An unspecified number of people have taken refuge in a Greek Orthodox Church as fighting rages on in Khartoum, the capital of Sudan, according to a report by the BBC.

On April 15, 2023, fighting broke out between the leaders of Sudan’s army and a rival paramilitary group, the Rapid Support Forces (RSF). The UN has estimated that approximately 200 people have been killed so far.

There is a small but vibrant community of Greeks in Sudan. At least two Greek individuals were injured by a rocket that landed within the vicinity of the Orthodox Church when the fighting first erupted on Saturday.

Civilians take shelter from fighting in Sudan in Greek Orthodox church

A Russian woman trapped in a Greek Orthodox Church in the Sudanese capital, Khartoum, spoke to the BBC, telling the British state media corporation that her group was running out of basic supplies.

She explained that “urban electricity [was] cut off from the very beginning of the fighting.” The church did have a generator providing electricity but this ran out of fuel.

The group trapped in the church is now worried about what they will do as they run out of energy, food, and water.

It was previously reported on Monday that at least 15 people – Greeks and other nationalities – were confined inside the Greek Orthodox Metropolis in Khartoum with little food and only basic necessities.

The Greek Orthodox Metropolitan of Nubia, Savvas, told SKAI TV that bullets have rained down on the church since Saturday.

“This is happening for the first time.
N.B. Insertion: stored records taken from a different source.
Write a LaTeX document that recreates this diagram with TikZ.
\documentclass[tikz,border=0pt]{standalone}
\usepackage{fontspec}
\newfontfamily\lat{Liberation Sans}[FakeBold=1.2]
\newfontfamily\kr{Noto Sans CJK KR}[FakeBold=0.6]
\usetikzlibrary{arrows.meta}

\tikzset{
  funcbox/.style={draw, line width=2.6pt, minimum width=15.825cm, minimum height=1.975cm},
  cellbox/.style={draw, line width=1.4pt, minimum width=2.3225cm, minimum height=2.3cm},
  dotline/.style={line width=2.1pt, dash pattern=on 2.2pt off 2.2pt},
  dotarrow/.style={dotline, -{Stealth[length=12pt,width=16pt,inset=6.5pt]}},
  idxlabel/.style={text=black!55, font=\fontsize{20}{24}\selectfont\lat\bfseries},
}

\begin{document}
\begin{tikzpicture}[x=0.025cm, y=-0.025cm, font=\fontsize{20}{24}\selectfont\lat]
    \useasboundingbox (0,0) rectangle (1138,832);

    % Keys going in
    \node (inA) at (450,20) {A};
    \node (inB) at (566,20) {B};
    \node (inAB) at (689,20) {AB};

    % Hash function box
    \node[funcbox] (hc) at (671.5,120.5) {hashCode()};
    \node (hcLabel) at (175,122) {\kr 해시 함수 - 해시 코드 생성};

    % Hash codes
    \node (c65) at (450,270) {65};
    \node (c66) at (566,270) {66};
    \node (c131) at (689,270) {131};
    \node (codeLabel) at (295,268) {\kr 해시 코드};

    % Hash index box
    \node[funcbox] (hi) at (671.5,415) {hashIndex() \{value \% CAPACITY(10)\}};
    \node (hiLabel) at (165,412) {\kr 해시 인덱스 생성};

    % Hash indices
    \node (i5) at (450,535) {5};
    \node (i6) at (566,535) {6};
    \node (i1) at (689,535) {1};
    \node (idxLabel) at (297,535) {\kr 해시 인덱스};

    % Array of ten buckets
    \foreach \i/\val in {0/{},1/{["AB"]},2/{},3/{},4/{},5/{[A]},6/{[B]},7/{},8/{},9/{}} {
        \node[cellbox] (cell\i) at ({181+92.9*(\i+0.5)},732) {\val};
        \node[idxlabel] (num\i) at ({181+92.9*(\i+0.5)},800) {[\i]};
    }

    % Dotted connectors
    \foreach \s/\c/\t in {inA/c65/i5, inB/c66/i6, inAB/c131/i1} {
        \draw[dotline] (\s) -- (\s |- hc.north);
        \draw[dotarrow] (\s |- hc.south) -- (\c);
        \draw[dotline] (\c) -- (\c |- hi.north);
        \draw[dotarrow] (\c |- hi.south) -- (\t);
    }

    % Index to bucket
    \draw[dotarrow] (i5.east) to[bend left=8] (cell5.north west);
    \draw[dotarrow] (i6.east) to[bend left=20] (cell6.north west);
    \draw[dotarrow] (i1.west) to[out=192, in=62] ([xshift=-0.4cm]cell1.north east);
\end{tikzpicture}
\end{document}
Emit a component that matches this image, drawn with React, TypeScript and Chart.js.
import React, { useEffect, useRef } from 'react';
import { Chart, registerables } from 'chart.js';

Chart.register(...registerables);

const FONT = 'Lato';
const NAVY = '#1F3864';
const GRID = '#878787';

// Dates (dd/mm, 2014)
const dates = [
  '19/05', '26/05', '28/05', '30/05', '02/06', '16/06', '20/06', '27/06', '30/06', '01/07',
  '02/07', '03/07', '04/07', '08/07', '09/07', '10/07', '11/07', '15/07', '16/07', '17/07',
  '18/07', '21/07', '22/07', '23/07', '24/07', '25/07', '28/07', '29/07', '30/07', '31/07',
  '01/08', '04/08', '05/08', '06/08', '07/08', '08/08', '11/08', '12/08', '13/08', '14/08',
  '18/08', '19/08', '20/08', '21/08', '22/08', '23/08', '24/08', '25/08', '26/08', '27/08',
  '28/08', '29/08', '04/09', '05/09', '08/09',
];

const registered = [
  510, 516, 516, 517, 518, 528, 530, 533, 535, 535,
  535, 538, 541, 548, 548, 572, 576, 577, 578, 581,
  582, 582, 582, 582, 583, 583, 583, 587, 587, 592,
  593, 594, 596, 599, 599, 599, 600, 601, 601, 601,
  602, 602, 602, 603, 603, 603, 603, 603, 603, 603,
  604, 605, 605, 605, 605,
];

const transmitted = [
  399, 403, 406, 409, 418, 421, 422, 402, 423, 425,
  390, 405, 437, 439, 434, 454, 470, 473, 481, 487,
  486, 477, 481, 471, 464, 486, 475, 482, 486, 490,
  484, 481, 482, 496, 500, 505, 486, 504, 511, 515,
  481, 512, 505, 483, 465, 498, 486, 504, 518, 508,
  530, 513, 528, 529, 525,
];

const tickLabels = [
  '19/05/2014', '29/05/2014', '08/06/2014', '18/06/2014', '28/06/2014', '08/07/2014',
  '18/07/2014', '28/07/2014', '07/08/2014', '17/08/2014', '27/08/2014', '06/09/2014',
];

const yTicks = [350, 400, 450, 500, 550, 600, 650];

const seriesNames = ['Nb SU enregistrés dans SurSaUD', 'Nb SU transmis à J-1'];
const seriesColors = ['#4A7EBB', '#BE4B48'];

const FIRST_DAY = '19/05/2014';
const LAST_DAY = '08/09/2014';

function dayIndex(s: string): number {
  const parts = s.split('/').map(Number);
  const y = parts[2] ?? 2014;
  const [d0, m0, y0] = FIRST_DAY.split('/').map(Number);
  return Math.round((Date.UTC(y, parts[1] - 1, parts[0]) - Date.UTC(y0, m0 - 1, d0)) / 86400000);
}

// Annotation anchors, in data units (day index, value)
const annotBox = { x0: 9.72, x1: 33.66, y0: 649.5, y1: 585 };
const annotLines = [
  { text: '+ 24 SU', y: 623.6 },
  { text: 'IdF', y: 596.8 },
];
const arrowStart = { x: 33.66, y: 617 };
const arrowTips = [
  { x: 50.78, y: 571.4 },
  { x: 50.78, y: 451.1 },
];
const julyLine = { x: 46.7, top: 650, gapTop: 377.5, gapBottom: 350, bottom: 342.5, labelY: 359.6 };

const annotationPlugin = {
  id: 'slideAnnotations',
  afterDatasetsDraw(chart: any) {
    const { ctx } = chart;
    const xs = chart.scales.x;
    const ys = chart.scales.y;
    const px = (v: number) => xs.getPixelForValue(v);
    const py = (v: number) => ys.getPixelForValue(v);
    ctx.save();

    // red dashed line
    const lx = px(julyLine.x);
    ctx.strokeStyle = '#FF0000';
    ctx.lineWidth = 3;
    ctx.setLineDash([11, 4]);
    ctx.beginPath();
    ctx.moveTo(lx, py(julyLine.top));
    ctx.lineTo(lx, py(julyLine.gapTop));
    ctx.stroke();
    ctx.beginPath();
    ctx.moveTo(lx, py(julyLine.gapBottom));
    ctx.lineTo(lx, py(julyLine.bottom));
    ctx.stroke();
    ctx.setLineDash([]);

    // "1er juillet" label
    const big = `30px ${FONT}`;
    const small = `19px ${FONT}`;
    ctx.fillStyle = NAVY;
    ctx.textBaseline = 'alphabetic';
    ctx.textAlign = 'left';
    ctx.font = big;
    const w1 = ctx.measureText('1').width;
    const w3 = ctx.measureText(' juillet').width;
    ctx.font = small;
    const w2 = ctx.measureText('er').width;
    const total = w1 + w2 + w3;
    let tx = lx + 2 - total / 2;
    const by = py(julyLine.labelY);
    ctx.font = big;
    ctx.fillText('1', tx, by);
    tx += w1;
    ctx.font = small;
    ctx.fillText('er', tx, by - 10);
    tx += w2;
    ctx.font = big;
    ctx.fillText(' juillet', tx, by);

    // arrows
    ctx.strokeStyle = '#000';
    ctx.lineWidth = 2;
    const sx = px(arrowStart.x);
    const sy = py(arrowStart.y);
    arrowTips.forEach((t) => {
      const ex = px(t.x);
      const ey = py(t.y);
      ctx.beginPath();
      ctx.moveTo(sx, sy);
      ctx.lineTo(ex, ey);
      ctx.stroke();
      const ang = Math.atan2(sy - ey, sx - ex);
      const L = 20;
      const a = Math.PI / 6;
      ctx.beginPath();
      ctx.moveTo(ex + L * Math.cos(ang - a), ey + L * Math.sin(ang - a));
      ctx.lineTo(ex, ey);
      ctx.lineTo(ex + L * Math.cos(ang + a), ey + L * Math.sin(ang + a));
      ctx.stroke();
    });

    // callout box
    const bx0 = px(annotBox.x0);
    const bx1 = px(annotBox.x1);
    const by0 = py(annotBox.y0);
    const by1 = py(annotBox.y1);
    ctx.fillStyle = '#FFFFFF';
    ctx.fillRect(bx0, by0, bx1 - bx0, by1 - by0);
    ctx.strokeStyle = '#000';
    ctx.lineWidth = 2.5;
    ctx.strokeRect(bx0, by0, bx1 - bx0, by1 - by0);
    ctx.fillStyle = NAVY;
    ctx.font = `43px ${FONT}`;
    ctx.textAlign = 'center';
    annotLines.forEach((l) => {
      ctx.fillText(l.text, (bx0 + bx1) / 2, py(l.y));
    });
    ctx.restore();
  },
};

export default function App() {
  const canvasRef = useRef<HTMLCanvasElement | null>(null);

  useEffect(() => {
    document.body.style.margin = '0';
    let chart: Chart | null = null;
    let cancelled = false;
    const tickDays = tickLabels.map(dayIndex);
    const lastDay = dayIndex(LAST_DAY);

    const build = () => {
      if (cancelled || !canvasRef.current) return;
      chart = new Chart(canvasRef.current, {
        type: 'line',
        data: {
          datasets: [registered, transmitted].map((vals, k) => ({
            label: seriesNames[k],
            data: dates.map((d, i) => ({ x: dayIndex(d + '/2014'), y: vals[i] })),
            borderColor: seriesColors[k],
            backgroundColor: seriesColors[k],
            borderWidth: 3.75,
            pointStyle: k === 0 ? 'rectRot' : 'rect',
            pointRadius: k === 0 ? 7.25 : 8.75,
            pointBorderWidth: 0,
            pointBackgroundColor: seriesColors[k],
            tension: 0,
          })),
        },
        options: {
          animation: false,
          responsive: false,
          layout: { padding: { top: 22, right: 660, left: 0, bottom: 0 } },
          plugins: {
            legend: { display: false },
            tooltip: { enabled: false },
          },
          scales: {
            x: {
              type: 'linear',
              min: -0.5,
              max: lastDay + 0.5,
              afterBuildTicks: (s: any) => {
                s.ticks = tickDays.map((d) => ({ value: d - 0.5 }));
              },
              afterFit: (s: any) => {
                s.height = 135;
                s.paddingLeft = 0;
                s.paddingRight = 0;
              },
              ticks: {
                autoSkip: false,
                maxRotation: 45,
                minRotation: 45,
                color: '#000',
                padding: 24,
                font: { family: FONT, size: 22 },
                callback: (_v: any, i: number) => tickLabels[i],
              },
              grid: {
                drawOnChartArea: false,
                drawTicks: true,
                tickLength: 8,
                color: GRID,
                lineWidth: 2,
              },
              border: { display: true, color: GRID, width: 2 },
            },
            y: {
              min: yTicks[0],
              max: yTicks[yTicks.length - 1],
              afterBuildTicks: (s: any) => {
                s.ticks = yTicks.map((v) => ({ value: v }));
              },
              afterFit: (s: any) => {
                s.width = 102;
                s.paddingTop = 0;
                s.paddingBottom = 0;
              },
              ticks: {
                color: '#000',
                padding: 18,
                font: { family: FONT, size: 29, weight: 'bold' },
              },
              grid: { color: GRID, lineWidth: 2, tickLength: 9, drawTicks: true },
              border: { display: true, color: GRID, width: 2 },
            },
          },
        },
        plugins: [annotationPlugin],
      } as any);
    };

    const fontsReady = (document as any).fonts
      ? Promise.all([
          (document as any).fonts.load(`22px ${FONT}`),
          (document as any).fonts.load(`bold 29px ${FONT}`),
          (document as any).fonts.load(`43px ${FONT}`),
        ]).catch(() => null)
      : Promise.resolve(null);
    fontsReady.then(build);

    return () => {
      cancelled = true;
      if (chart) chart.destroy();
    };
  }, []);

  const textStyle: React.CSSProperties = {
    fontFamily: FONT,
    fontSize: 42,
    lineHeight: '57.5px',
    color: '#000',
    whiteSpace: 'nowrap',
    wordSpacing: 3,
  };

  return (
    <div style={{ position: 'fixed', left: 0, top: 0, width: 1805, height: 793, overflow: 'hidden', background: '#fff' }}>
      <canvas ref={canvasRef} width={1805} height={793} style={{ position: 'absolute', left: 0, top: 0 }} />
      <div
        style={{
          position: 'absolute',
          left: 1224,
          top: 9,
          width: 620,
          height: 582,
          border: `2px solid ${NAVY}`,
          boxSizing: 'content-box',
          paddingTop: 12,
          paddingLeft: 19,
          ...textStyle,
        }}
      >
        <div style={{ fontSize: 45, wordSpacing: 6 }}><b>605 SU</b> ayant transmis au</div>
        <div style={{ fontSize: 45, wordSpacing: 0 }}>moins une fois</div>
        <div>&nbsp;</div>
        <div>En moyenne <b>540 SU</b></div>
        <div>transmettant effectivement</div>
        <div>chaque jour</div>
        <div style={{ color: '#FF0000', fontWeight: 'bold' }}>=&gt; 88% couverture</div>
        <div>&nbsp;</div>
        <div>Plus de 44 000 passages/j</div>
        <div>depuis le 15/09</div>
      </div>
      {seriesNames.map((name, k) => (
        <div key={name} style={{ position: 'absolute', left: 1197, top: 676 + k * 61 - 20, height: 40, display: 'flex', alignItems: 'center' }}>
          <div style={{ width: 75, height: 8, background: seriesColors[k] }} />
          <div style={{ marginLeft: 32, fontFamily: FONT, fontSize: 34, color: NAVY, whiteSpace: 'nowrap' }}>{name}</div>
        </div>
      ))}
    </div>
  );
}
Never before have rival factions hit a place where there is a flag of another state,” he said, but added that the church has not been targeted: “Bullets that hit the building seem to be stray bullets from the battles nearby.”

“We live in fear,” said Alexandra Kalimeri, a Greek woman stranded in the metropolis.

“We can’t go home. We can’t get anything from the shops, everything is closed, the army is everywhere. We have little food and we have closed the doors of the metropolis, no one goes out or looks through a window, nothing,” she told SKAI TV.

Among those trapped in the church are three young children, she added.

The Greek community

The Greek community in Sudan is believed to number around 150 people. In the early 1970s, there were more than 10,000 Greeks living in several areas of Sudan but that number has dwindled dramatically over the decades.

“Greeks in Sudan had established more than 10 communities such as in southern Sudan, in the Darfur region, on the border with Ethiopia, and on the banks of the Nile. Now only the community of Khartoum remains,” Antonis Chaldeos, a scholar who has dedicated his professional life to writing and researching the Greek communities of Africa told Greek Reporter.

The remaining Greek community in Sudan is now mostly centered in Khartoum around a “walled building block within which there is the Church of the Annunciation, the offices of the Greek community, the Greek school, and the building of the Greek Embassy which has been defunct for years,” explained Chaldeos.

Unfortunately, “The Greek heartland in Khartoum is located exactly where the fighting is taking place, in the center of the city,”  he said.